The mission of Alon is to provide an on-line forum for publishing original and refereed essays, artwork, reviews, and moderated reflections that productively and critically engage with Filipinx American and Filipinx Diasporic Studies. Through Alon, we aim to generate and showcase works that positively engage with and critically analyze key questions in the production of knowledges regarding Filipinx Americans and Filipinx diasporic subjects: how are Filipinx bodies represented across multiple forms of media and in what ways do Filipinx people cultivate and create identities and subjectivities to counter these representations? What are the experiences of Filipinx migrants and what about these experiences shed light on the nature of global racial capitalism? How do they imagine and organize toward non-extractive, sustainable futures? How do Filipinx people construct an alternative global archipelago of being and belonging? How are these fields’ particular theoretical and methodological approaches rooted in scholarly production and activism? How are these projects linked with attempts to trace interracial solidarites, as fraught as they may be, to disrupt racial capitalism’s impulse to both homogenize and propagate “multicultural” difference? These and other related questions drive the work behind and in front of Alon.

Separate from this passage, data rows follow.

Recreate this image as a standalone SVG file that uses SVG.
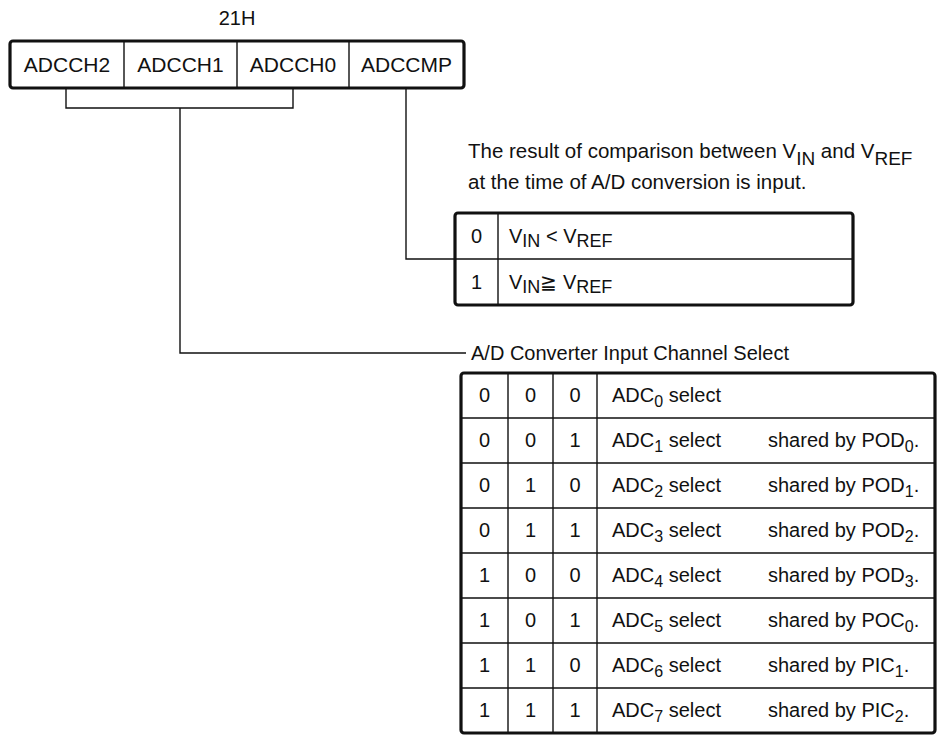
<svg xmlns="http://www.w3.org/2000/svg" width="944" height="736" viewBox="0 0 944 736">
<style>
text{font-family:"Liberation Sans",Arial,sans-serif;fill:#111;font-size:20px}
.reg{font-size:21px}
.desc{font-size:20.5px}
.c{text-anchor:middle}
.sub{font-size:16px}
.outer{fill:none;stroke:#111;stroke-width:3.2}
.inner{stroke:#111;stroke-width:1.4;fill:none}
.conn{stroke:#111;stroke-width:1.4;fill:none}
</style>
<rect width="944" height="736" fill="#fff"/>
<g id="title"><text class="c" x="237" y="25">21H</text></g>
<g id="register">
<rect class="outer" x="10" y="41" width="454" height="47" rx="3"/>
<path class="inner" d="M124 41V88M237 41V88M349 41V88"/>
<text class="reg c" x="67" y="72">ADCCH2</text>
<text class="reg c" x="180.5" y="72">ADCCH1</text>
<text class="reg c" x="293" y="72">ADCCH0</text>
<text class="reg c" x="406.5" y="72">ADCCMP</text>
</g>
<g id="connectors">
<path class="conn" d="M66 88V108H293V88"/>
<path class="conn" d="M180 108V353H466"/>
<path class="conn" d="M406 88V259H455"/>
</g>
<g id="cmp-desc">
<text class="desc" x="468" y="158">The result of comparison between V<tspan dy="7" font-size="19">IN</tspan><tspan dy="-7"> and V</tspan><tspan dy="7" font-size="19">REF</tspan></text>
<text class="desc" x="468" y="189">at the time of A/D conversion is input.</text>
</g>
<g id="cmp-table">
<rect class="outer" x="455" y="213" width="398" height="92" rx="3"/>
<path class="inner" d="M498 213V305M455 259H853"/>
<text class="c" x="476.5" y="243">0</text>
<text x="509" y="243">V<tspan dy="4" font-size="18">IN</tspan><tspan dy="-4"> &lt; V</tspan><tspan dy="4" font-size="18">REF</tspan></text>
<text class="c" x="476.5" y="289">1</text>
<text x="509" y="289">V<tspan dy="4" font-size="18">IN</tspan><tspan dy="-4">≧ V</tspan><tspan dy="4" font-size="18">REF</tspan></text>
</g>
<g id="ch-label"><text x="471" y="360">A/D Converter Input Channel Select</text></g>
<g id="ch-table">
<rect class="outer" x="461" y="373" width="474" height="360" rx="3"/>
<path class="inner" d="M508 373V733M553 373V733M461 418H935M461 463H935M461 508H935M461 553H935M461 598H935M461 643H935M461 688H935"/>
<path class="inner" stroke-width="2.2" d="M597 373V733"/>
<g class="c">
<text x="484.5" y="402">0</text><text x="530.5" y="402">0</text><text x="575" y="402">0</text>
<text x="484.5" y="447">0</text><text x="530.5" y="447">0</text><text x="575" y="447">1</text>
<text x="484.5" y="492">0</text><text x="530.5" y="492">1</text><text x="575" y="492">0</text>
<text x="484.5" y="537">0</text><text x="530.5" y="537">1</text><text x="575" y="537">1</text>
<text x="484.5" y="582">1</text><text x="530.5" y="582">0</text><text x="575" y="582">0</text>
<text x="484.5" y="627">1</text><text x="530.5" y="627">0</text><text x="575" y="627">1</text>
<text x="484.5" y="672">1</text><text x="530.5" y="672">1</text><text x="575" y="672">0</text>
<text x="484.5" y="717">1</text><text x="530.5" y="717">1</text><text x="575" y="717">1</text>
</g>
<text x="612" y="402">ADC<tspan class="sub" dy="5">0</tspan><tspan dy="-5"> select</tspan></text>
<text x="612" y="447">ADC<tspan class="sub" dy="5">1</tspan><tspan dy="-5"> select</tspan></text>
<text x="612" y="492">ADC<tspan class="sub" dy="5">2</tspan><tspan dy="-5"> select</tspan></text>
<text x="612" y="537">ADC<tspan class="sub" dy="5">3</tspan><tspan dy="-5"> select</tspan></text>
<text x="612" y="582">ADC<tspan class="sub" dy="5">4</tspan><tspan dy="-5"> select</tspan></text>
<text x="612" y="627">ADC<tspan class="sub" dy="5">5</tspan><tspan dy="-5"> select</tspan></text>
<text x="612" y="672">ADC<tspan class="sub" dy="5">6</tspan><tspan dy="-5"> select</tspan></text>
<text x="612" y="717">ADC<tspan class="sub" dy="5">7</tspan><tspan dy="-5"> select</tspan></text>
<text x="768" y="447">shared by POD<tspan class="sub" dy="5">0</tspan><tspan dy="-5">.</tspan></text>
<text x="768" y="492">shared by POD<tspan class="sub" dy="5">1</tspan><tspan dy="-5">.</tspan></text>
<text x="768" y="537">shared by POD<tspan class="sub" dy="5">2</tspan><tspan dy="-5">.</tspan></text>
<text x="768" y="582">shared by POD<tspan class="sub" dy="5">3</tspan><tspan dy="-5">.</tspan></text>
<text x="768" y="627">shared by POC<tspan class="sub" dy="5">0</tspan><tspan dy="-5">.</tspan></text>
<text x="768" y="672">shared by PIC<tspan class="sub" dy="5">1</tspan><tspan dy="-5">.</tspan></text>
<text x="768" y="717">shared by PIC<tspan class="sub" dy="5">2</tspan><tspan dy="-5">.</tspan></text>
</g>
</svg>
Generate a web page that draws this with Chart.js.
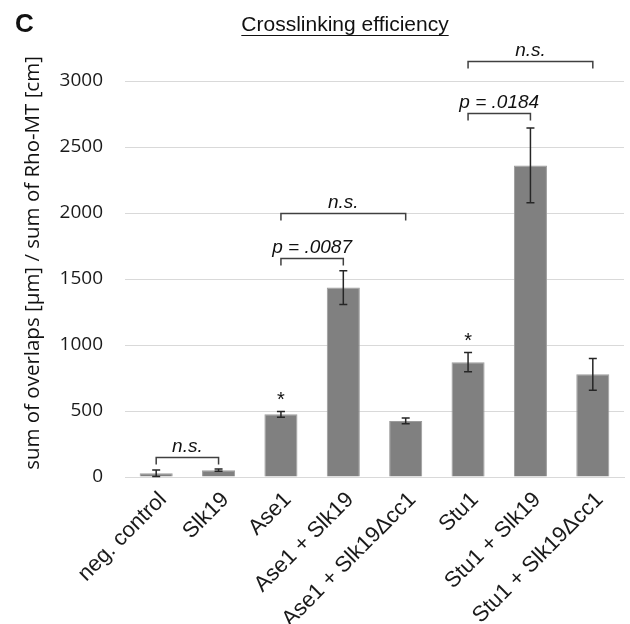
<!DOCTYPE html>
<html>
<head>
<meta charset="utf-8">
<script src="https://cdn.jsdelivr.net/npm/chart.js@4.4.1/dist/chart.umd.min.js"></script>
<style>
  html, body { margin: 0; padding: 0; background: #fff; }
</style>
</head>
<body>
<canvas id="myChart" width="630" height="624"></canvas>
<script>
  // data
  let labels = ['neg. control', 'Slk19', 'Ase1', 'Ase1 + Slk19', 'Ase1 + Slk19\u0394cc1', 'Stu1', 'Stu1 + Slk19', 'Stu1 + Slk19\u0394cc1'];
  let means = [28, 52, 475, 1435, 425, 870, 2360, 778];
  let errors = [25, 8, 22, 128, 22, 73, 283, 120];
  let stars = ['', '', '*', '', '', '*', '', ''];
  let yTicks = [0, 500, 1000, 1500, 2000, 2500, 3000];

  // significance brackets
  let bracketFrom = [0, 2, 2, 5, 5];
  let bracketTo = [1, 3, 4, 6, 7];
  let bracketLevel = [152, 1662, 2000, 2761, 3149];
  let bracketText = ['n.s.', 'p = .0087', 'n.s.', 'p = .0184', 'n.s.'];

  let ctx = document.getElementById('myChart').getContext('2d');

  const extras = {
      id: 'extras',
      afterDatasetsDraw(chart) {
          const c = chart.ctx;
          const y = chart.scales.y;
          const bars = chart.getDatasetMeta(0).data;

          // error bars + stars
          c.save();
          c.strokeStyle = '#262626';
          c.lineWidth = 1.5;
          c.fillStyle = '#111';
          c.font = '20px "Liberation Sans"';
          c.textAlign = 'center';
          c.textBaseline = 'middle';
          bars.forEach((bar, i) => {
              const top = y.getPixelForValue(means[i] + errors[i]);
              const bot = y.getPixelForValue(Math.max(0, means[i] - errors[i]));
              c.beginPath();
              c.moveTo(bar.x, top); c.lineTo(bar.x, bot);
              c.moveTo(bar.x - 4, top); c.lineTo(bar.x + 4, top);
              c.moveTo(bar.x - 4, bot); c.lineTo(bar.x + 4, bot);
              c.stroke();
              if (stars[i]) {
                  c.fillText(stars[i], bar.x, top - 11);
              }
          });

          // brackets
          c.strokeStyle = '#404040';
          c.font = 'italic 19px "Liberation Sans"';
          c.textBaseline = 'alphabetic';
          for (let k = 0; k < bracketFrom.length; k++) {
              const x1 = bars[bracketFrom[k]].x;
              const x2 = bars[bracketTo[k]].x;
              const by = Math.round(y.getPixelForValue(bracketLevel[k])) + 0.5;
              c.beginPath();
              c.moveTo(x1, by + 7); c.lineTo(x1, by); c.lineTo(x2, by); c.lineTo(x2, by + 7);
              c.stroke();
              c.fillText(bracketText[k], (x1 + x2) / 2, by - 6);
          }
          c.restore();
      },
      afterDraw(chart) {
          const c = chart.ctx;
          c.save();
          c.fillStyle = '#111';

          // panel letter
          c.font = 'bold 26px "Liberation Sans"';
          c.textAlign = 'left';
          c.fillText('C', 15, 32);

          // underlined title
          c.font = '21px "Liberation Sans"';
          c.textAlign = 'center';
          const t = 'Crosslinking efficiency';
          c.fillText(t, 345, 31);
          const w = c.measureText(t).width;
          c.strokeStyle = '#111';
          c.lineWidth = 1.2;
          c.beginPath();
          c.moveTo(345 - w / 2, 35.5); c.lineTo(345 + w / 2, 35.5);
          c.stroke();

          // y axis title
          c.translate(33, 263);
          c.rotate(-Math.PI / 2);
          c.font = '20.5px "Open Sans"';
          c.textBaseline = 'middle';
          c.fillText('sum of overlaps [\u00b5m] / sum of Rho-MT [cm]', 0, 0);
          c.restore();
      }
  };

  let myChart = new Chart(ctx, {
      type: 'bar',
      data: {
          labels: labels,
          datasets: [{
              data: means,
              backgroundColor: '#808080',
              borderColor: '#9c9c9c',
              borderWidth: 1,
              barPercentage: 0.53,
              categoryPercentage: 1.0
          }]
      },
      options: {
          responsive: false,
          animation: false,
          devicePixelRatio: 1,
          layout: {
              padding: { top: 81, right: 6, left: 0, bottom: 0 }
          },
          scales: {
              x: {
                  grid: { display: false, drawTicks: false },
                  border: { color: '#d9d9d9' },
                  ticks: {
                      minRotation: 45,
                      maxRotation: 45,
                      autoSkip: false,
                      color: '#1a1a1a',
                      padding: 10,
                      labelOffset: 7,
                      font: { family: 'Liberation Sans', size: 22 }
                  },
                  afterFit: function (scale) { scale.height = 147; }
              },
              y: {
                  min: 0,
                  max: 3000,
                  afterBuildTicks: function (scale) {
                      scale.ticks = yTicks.map(v => ({ value: v }));
                  },
                  grid: { color: '#d9d9d9', drawTicks: false },
                  border: { display: false },
                  ticks: {
                      color: '#1a1a1a',
                      padding: 22,
                      font: { family: 'Open Sans', size: 19 },
                      callback: function (value) { return String(value); }
                  },
                  afterFit: function (scale) { scale.width = 125; }
              }
          },
          plugins: {
              legend: { display: false },
              tooltip: { enabled: false }
          }
      },
      plugins: [extras]
  });
</script>
</body>
</html>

Alon seeks submissions from those who are engaged in fields that include, but not limited to: Filipinx Studies, Philippine Studies, Filipinx American Studies, Asian American Studies, Asian Studies, Ethnic Studies, Diaspora/Transnationalism Studies, Gender Studies, Sexuality Studies, Cultural Studies, Literature, and the Visual and Performing Arts.

Volume I | Number 2 | July 2021

Issue cover

Essays

In Defense of the X: Centering Queer, Trans, and Non-Binary Pilipina/x/os, Queer Vernacular, and the Politics of Naming

This essay is an engagement of the dialectics of naming and violence, discussed from the perspectives of the trans, non-binary, and gender non-conforming Pilipina/o/xs whom we interviewed in the Summer of 2020.  Applying a transnational queer diasporic methodology, we center their material realities, which we feel remain missing in both scholarly and popular debates about the term “Filipinx.”  Indeed, it was LGBTQI+ Pilipinxs in North America who were the first to use the term “Filipinx” and “Pilipinx” in online spaces. Instead of positioning the X as our main focus, we use it as an entry point to discuss the violence that LGBTQI+ people of Philippine-descent have historically faced for simply identifying themselves on their own terms. It is toward such violence that the queer, non-binary, and trans people who began using the X and other linguistic innovations were and are asserting themselves. Revealed are perspectives and practices of dignity, self-determination, resistance against cultural homogenization and gender gatekeeping, and self-naming as radical imagination initiated by those facing intensified carcerality and other forms of violence that stretch within and beyond nation-state boundaries.

Scrapping Into A Knot: Pinoy Boxers, Transpacific Fans, And The Troubling of Interwar California's Racial Regimes

This article explores how Filipino boxers and fans in California in the 1920s and 1930s mobilized radical imaginations to creatively express a politics of dissent and liberation from oppressive racial regimes. U.S. imperialism in the Philippines reoriented the shape and direction of Filipino (anti)conquest and resistance following Spanish colonization. As the sport of boxing developed into an influential transpacific cultural industry, Filipino migrant fans inspired pugilists’ performative politics. As they worked and performed in interconnected urban and rural spaces across California, Filipino boxers and their fans destabilized racial scripts while negotiating claims to power, space, and dignity during this period.

What Emerges From a “Ruined World”: The Dueling Philippine Humanisms of Nick Joaquin

For canonical Philippine writer Nick Joaquin, the American occupation has rendered insurrectionary action unfeasible. Thus, Joaquin is often read as lionizing the Spanish period in comparison. However, I challenge such readings to argue that Joaquin’s engagement with the Spanish past reflects a search for the conditions of possibility for revolution. This search, however, remains a fraught enterprise. Though Joaquin is lauded for depicting nonnormative, counter-hegemonic ideas of who qualifies to be a Philippine historical and revolutionary subject, I argue—by examining three of Joaquin’s works—that the tenability of his representations remains delimited by his positionality as a cosmopolitan mestizo.